• _Goal_
Copy out all the lines in the records that include the word "this".

• _Code that draws figures_
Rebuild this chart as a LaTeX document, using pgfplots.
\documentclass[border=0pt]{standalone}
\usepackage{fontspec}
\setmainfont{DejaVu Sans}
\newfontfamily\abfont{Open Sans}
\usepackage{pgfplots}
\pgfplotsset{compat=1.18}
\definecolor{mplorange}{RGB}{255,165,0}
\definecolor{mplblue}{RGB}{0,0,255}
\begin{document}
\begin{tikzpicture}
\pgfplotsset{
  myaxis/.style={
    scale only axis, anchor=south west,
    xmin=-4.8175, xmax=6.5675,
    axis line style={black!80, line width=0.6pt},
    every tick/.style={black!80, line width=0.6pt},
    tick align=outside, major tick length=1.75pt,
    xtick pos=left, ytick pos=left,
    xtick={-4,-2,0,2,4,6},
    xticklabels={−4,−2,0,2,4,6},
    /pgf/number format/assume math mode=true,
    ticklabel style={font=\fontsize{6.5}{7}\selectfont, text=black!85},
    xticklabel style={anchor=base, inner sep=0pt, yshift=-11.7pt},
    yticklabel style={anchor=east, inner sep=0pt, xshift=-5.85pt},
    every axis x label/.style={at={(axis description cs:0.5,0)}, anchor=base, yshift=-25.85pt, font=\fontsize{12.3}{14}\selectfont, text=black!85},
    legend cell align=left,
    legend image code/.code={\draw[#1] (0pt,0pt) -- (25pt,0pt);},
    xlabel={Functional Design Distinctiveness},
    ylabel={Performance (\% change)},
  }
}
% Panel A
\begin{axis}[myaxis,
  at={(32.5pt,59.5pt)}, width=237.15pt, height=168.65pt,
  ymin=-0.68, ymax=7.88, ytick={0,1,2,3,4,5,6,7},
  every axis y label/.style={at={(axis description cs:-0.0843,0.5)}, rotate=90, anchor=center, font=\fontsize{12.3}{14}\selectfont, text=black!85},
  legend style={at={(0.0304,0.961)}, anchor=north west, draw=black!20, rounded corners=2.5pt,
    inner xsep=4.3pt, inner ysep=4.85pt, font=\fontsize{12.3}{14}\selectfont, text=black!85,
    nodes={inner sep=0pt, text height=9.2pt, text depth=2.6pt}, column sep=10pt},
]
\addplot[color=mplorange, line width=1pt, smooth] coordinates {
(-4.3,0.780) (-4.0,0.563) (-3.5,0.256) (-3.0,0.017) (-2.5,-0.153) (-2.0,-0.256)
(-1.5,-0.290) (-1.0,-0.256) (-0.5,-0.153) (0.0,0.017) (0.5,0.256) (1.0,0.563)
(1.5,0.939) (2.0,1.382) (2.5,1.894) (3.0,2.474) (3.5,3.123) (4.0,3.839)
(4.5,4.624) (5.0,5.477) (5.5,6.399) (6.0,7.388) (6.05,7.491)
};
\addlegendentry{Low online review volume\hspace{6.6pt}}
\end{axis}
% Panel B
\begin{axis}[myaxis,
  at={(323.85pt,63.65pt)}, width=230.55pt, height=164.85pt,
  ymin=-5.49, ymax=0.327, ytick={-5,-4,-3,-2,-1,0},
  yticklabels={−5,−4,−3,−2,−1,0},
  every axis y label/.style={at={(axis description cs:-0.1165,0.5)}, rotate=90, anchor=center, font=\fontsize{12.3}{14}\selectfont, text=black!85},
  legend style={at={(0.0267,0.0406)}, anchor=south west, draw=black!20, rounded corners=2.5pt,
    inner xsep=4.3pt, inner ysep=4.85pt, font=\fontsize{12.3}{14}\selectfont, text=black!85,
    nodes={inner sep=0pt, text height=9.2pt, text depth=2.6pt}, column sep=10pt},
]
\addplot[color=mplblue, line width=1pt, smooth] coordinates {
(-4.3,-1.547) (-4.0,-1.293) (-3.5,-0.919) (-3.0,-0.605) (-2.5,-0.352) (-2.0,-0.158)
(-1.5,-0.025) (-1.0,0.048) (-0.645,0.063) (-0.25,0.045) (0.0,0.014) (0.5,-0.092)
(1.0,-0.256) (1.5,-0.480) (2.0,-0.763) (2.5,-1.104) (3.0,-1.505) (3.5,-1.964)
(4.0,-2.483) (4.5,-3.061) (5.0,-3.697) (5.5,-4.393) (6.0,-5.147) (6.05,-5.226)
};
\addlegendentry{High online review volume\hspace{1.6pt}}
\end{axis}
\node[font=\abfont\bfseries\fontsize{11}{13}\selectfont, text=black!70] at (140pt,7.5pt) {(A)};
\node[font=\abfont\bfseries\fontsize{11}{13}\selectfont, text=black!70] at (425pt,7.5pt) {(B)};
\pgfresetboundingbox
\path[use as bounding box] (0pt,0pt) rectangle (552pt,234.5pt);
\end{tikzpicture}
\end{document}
---
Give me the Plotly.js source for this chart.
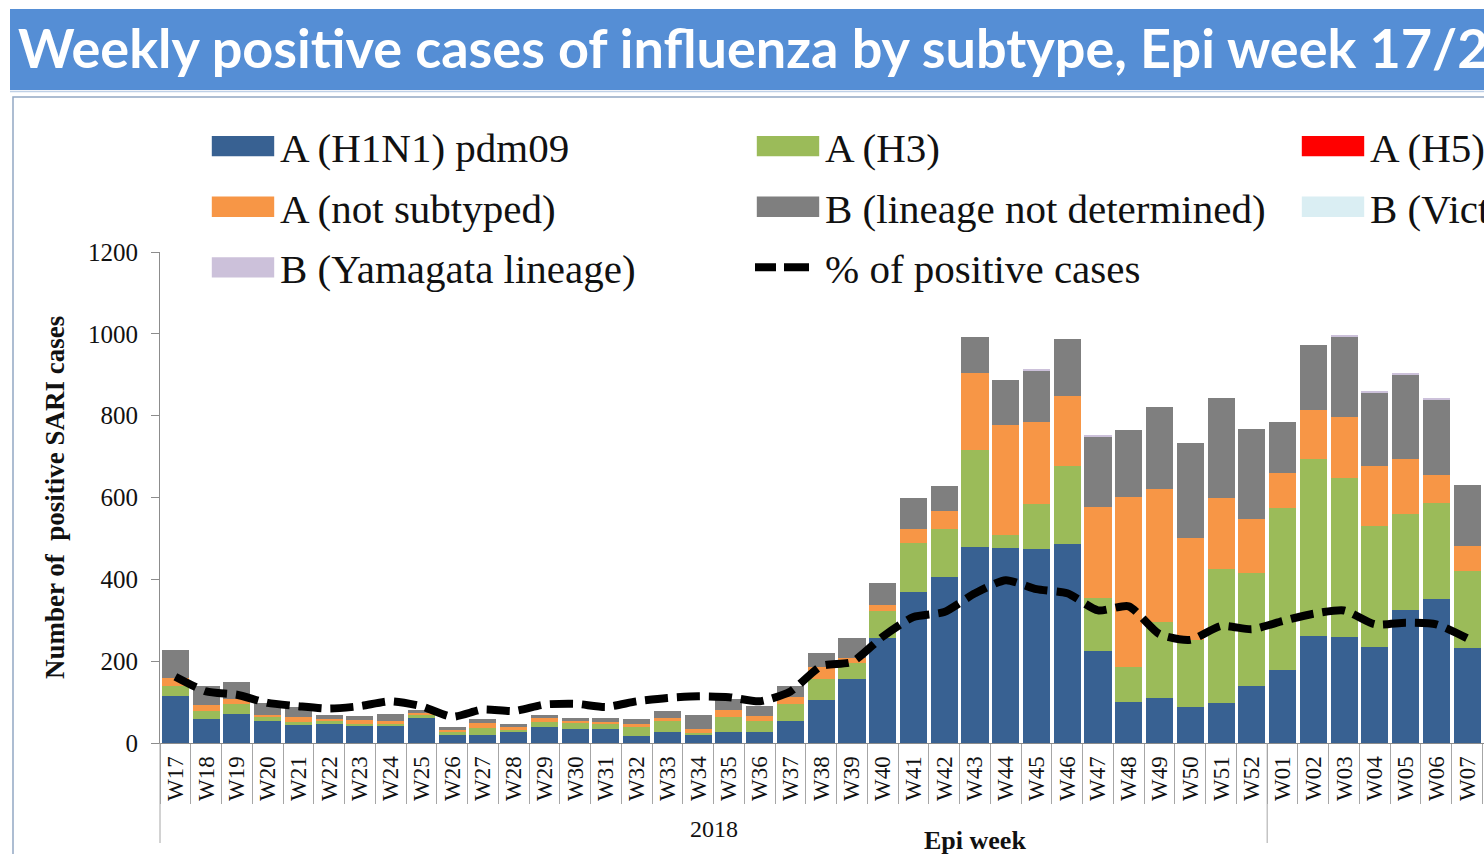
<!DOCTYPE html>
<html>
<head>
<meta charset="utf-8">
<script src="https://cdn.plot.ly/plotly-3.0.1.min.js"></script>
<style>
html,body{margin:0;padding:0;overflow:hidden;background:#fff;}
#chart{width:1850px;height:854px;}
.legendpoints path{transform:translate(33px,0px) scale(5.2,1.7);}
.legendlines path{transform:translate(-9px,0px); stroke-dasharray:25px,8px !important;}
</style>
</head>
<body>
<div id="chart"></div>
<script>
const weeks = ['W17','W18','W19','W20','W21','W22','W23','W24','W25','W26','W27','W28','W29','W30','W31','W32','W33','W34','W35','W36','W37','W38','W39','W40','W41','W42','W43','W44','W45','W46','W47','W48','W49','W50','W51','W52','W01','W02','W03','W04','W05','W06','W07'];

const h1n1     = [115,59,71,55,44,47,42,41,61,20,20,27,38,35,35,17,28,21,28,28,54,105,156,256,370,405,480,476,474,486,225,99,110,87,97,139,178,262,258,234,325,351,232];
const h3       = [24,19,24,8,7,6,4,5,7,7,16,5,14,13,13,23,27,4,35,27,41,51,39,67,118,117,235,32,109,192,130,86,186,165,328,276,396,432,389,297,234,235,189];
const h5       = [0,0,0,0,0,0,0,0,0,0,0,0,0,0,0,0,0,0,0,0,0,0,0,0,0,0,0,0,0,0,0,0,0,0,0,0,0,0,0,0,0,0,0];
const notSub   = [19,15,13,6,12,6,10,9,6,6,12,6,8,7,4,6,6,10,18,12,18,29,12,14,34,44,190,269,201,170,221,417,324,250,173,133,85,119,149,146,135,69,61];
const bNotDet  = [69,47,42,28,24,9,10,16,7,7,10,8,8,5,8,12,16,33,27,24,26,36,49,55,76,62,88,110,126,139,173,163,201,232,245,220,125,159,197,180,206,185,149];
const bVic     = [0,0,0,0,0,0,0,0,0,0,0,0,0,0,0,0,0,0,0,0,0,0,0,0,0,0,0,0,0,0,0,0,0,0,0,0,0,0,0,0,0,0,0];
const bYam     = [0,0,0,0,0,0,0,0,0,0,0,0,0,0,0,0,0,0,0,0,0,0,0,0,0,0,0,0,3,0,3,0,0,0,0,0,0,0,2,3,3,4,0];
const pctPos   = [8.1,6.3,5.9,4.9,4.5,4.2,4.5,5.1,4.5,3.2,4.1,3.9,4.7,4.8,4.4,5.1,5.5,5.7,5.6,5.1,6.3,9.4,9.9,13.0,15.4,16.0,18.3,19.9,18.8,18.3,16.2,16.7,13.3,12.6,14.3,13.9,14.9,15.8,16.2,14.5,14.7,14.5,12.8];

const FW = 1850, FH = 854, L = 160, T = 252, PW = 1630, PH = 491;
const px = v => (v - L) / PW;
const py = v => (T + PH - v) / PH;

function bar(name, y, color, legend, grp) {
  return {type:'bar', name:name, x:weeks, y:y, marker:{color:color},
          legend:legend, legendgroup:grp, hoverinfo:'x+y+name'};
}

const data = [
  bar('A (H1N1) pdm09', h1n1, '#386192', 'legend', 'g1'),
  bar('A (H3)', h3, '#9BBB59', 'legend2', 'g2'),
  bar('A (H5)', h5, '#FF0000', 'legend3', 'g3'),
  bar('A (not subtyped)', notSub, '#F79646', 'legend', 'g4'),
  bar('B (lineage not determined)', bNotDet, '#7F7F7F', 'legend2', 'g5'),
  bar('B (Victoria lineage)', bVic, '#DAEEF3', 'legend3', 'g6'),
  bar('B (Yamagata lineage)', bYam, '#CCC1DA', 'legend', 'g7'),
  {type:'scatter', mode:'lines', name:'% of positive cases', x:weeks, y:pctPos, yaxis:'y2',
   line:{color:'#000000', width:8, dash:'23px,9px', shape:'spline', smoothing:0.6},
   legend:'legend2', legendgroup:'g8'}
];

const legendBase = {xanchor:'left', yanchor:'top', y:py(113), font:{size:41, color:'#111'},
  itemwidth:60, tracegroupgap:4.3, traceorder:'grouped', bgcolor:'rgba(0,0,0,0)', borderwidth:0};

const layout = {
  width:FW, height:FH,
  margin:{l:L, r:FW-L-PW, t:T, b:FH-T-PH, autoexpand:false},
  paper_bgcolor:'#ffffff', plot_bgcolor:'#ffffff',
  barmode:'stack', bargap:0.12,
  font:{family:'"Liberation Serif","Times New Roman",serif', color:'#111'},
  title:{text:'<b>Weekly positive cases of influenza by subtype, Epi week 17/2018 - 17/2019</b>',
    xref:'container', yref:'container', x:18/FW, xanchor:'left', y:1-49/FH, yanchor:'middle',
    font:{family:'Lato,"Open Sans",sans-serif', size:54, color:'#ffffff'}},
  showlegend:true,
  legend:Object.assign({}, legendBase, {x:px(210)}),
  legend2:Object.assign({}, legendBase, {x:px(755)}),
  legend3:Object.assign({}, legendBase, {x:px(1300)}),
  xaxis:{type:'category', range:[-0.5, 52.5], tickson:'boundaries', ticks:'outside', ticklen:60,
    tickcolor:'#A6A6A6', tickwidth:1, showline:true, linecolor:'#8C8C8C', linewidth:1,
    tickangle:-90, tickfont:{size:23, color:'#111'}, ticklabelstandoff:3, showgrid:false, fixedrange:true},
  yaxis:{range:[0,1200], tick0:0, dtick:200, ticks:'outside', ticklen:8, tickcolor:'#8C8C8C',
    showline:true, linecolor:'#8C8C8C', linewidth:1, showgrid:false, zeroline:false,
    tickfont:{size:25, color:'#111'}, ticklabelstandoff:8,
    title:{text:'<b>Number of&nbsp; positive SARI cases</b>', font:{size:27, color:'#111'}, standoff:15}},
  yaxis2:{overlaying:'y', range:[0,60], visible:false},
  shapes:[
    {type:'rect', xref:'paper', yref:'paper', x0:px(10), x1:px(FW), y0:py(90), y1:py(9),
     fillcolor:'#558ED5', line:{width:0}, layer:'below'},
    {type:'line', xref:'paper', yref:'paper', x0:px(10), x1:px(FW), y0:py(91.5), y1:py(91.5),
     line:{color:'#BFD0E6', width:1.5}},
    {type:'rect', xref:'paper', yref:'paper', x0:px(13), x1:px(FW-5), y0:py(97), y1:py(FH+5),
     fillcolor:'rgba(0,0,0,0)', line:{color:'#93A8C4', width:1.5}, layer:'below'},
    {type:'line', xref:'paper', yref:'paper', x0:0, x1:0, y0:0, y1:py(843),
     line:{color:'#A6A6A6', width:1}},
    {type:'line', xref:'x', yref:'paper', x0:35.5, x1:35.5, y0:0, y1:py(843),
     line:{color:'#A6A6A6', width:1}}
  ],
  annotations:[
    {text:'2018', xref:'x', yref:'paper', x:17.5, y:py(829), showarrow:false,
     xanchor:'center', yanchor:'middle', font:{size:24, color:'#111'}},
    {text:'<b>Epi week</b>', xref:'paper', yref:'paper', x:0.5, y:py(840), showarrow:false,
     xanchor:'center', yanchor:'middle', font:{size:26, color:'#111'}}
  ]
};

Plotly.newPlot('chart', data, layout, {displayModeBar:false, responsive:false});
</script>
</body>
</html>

• _The output_
Rebuild this chart as a LaTeX document, using pgfplots.
Give me the Plotly.js source for this chart.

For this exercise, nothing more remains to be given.